If you hire people who do not key into your goals, you will have a huge hill to climb if you really want to achieve those goals.
Ensure that teamwork is an attribute present in all employees, including yourself. Everyone must be able to share ideas and align with the ultimate company goals and avoid prioritizing personal goals.
Key Highlights
- Rewrite Your Vision and Mission Statements:
- A concise and clear mission statement defines an organization’s purpose and builds trust with stakeholders.
- Align the vision and mission with long-term goals.
- Vision indicates where the company aims to be, while mission outlines objectives and approaches.
- Place these statements visibly to serve as daily reminders of goals.
- Practice Visualization:
- Similar to construction projects that start with blueprints, visualization helps set expectations.
- Visualize expected outcomes and improvements, enhancing planning and understanding.
- Evaluate performance against the mental picture, identify strengths, and note areas for improvement.
- Post-mortem analyses help draw conclusions and learning after actions.
- Give Feedback to Employees:
- Communication fosters teamwork and speeds up target achievement.

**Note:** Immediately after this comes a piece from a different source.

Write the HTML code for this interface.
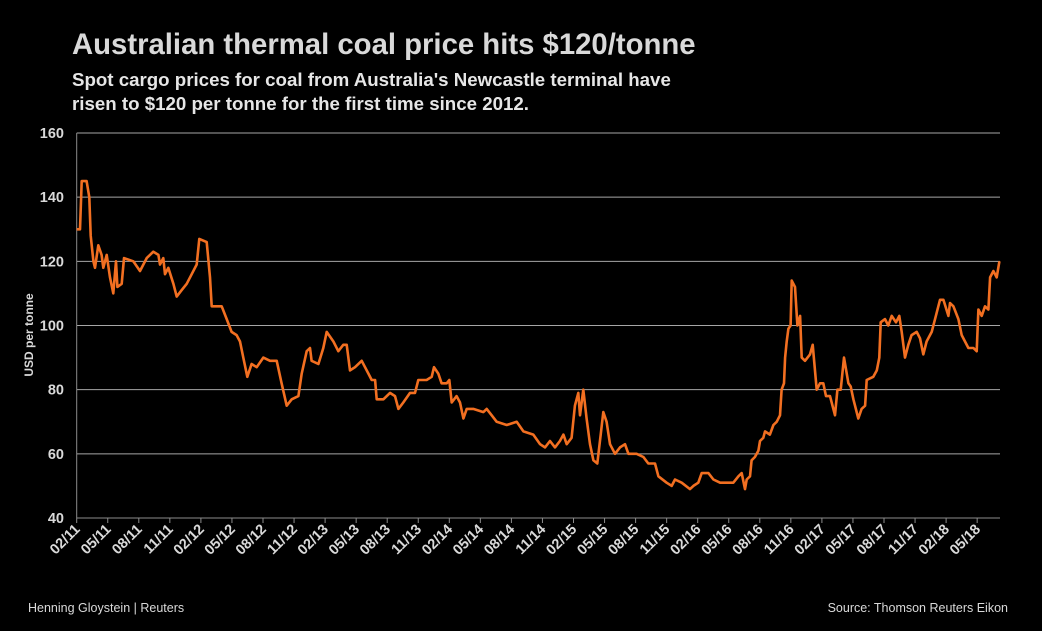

- Build strong relationships with employees, creating an environment for open discussions.
- Employees’ observations and experiences can lead to re-strategizing goals.
- Ask for inputs and provide feedback, demonstrating value for employee opinions.
- Healthy working environment and employee morale contribute to goal attainment.
- Use Key Performance Indicators (KPIs):
- KPIs are measurable values that determine goal achievement.
- Select KPIs relevant to your industry and business context.
- Regularly measure progress against set KPIs to evaluate if on track.
- Different segments of goals may have distinct KPIs for progress measurement.
- Judge Employees By Productivity, Not Activity:
- Set personal goals for employees within specific timeframes.
- Personal challenges increase productivity and accountability.
- Encourage self-motivation by focusing on personal targets.
- Communication about performance is more effective than incentivizing.